Liszt lettore di Dante ma anche Liszt musicista non solo virtuoso; Liszt profondo pensatore, pienamente ottocentesco eppure costantemente rivolto a un progressismo umanitario; Liszt nel bicentenario della nascita, ancora troppo conosciuto dal grande pubblico come virtuoso del pianoforte anziché nella sua complessa personalità intellettuale. Perché in fondo proprio questo fu Liszt, un intellettuale che nutriva l’ambizione di una musica umanitaria che permeasse l’intera società, guidandola lungo un cammino di continuo progressismo.

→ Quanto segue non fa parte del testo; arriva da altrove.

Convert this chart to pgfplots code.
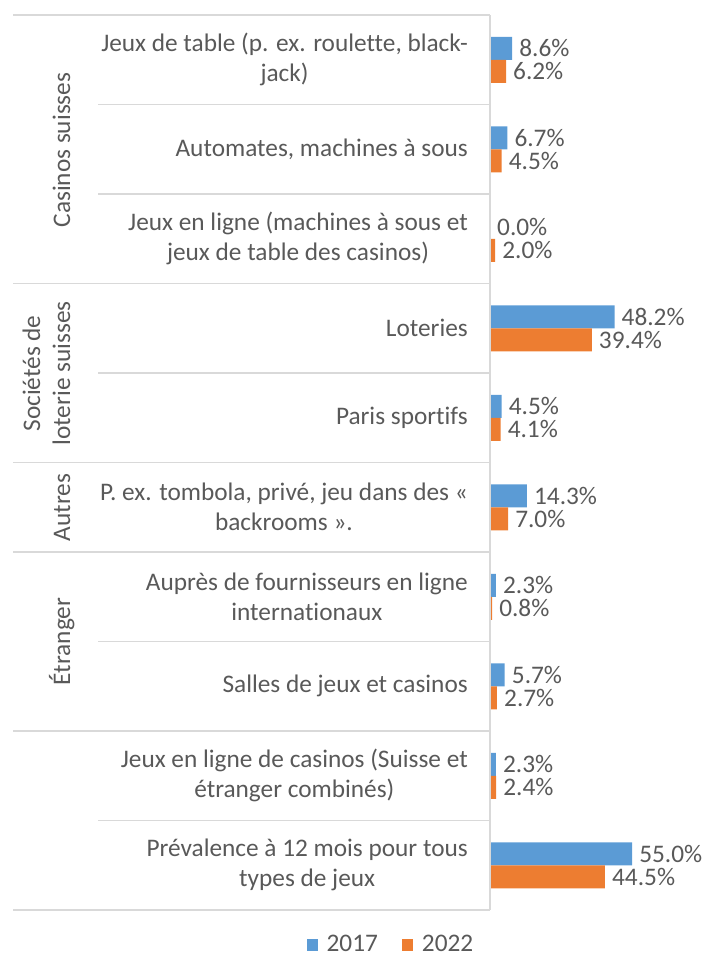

E proprio questo è stato il tentativo della conversazione dello scorso 18 aprile all’Auditorium di Banca Monte Parma, promossa dalla Associazione Dante Alighieri di Parma nell’ambito dei consueti «Lunedì della Dante»: davanti a un pubblico ricco e incuriosito, il ben noto musicologo Renato Di Benedetto e Giuseppe Martini, collaboratore della pagina culturale della «Gazzetta di Parma» – con l’ausilio di immagini e di alcuni ascolti musicali, hanno provato a restituire quella dimensione filosofica lisztiana che la fama del suo funambolismo tecnico ha mistificato se non oscurato, legando a un’immagine di superficialità un musicista che fu al contrario tenace pensatore.
Dall’infanzia a Raiding, in Ungheria, dove nacque da una famiglia alle dipendenze del principe Esterházy, l’itinerario di Liszt si snoda attraverso la necessità di piacere al pubblico prima per procurarsi una nuova collocazione sociale, e poi per trascinarlo lungo una nuova strada di emancipazione culturale e di illuminazione sociale. Su questa base si è svolta l’illustrazione di Di Benedetto e Martini dello sforzo lisztiano di cogliere i segmenti radicali della sua cultura romantica, innervati fra Hugo, Berlioz, Paganini, una cultura del progressismo che accende la luce sotto la quale interpretare più correttamente il «virtuosismo trascendentale» di Liszt: trascendentale non in quanto inarrivabile tecnicamente ma per la tensione verso un continuo oltre, alla ricerca di una perfettibilità perpetua che coinvolga tutta la società. Una società, secondo l’influenza di Lammenais e Saint-Simon così forte in Liszt specialmente dopo la folgorante esperienza della rivoluzione parigina del 1830, ove la musica dovrebbe assumere un ruolo centrale accanto al sacerdote, all’intellettuale e al legislatore. In questo senso la musica a programma lisztiana non è mai mera illustrazione di un testo letterario di riferimento, ma il tentativo di coglierne l’essenza profonda attraverso un linguaggio intraducibile.
Così, attraverso un continuo passarsi la parola fra Di Benedetto e Martini, fra aneddotica biografica, che in Liszt è sempre funzionale alla propria elaborazione intellettuale, e le poderose acquisizioni del pensiero lisztiano, attraverso l’ascolto e la citazione di pezzi noti e meno noti, si è giunti a illustrare con linguaggio piano il momento di sintesi storica che Liszt opera a metà secolo fra il proprio anticlassicismo, fondato sulla rielaborazione continua dei motivi musicali, e la struttura della sonata classica, con il quale dimostrò la validità dei due mondi una volta compenetrati. A questo vertice appartengono sia la Sonata in si minore, sia la «Fantasia quasi Sonata après une Lecture du Dante», nel nome del quale Liszt toccò un nuovo supremo traguardo unendo quella sintesi storica alla propria profonda concezione di musica a programma.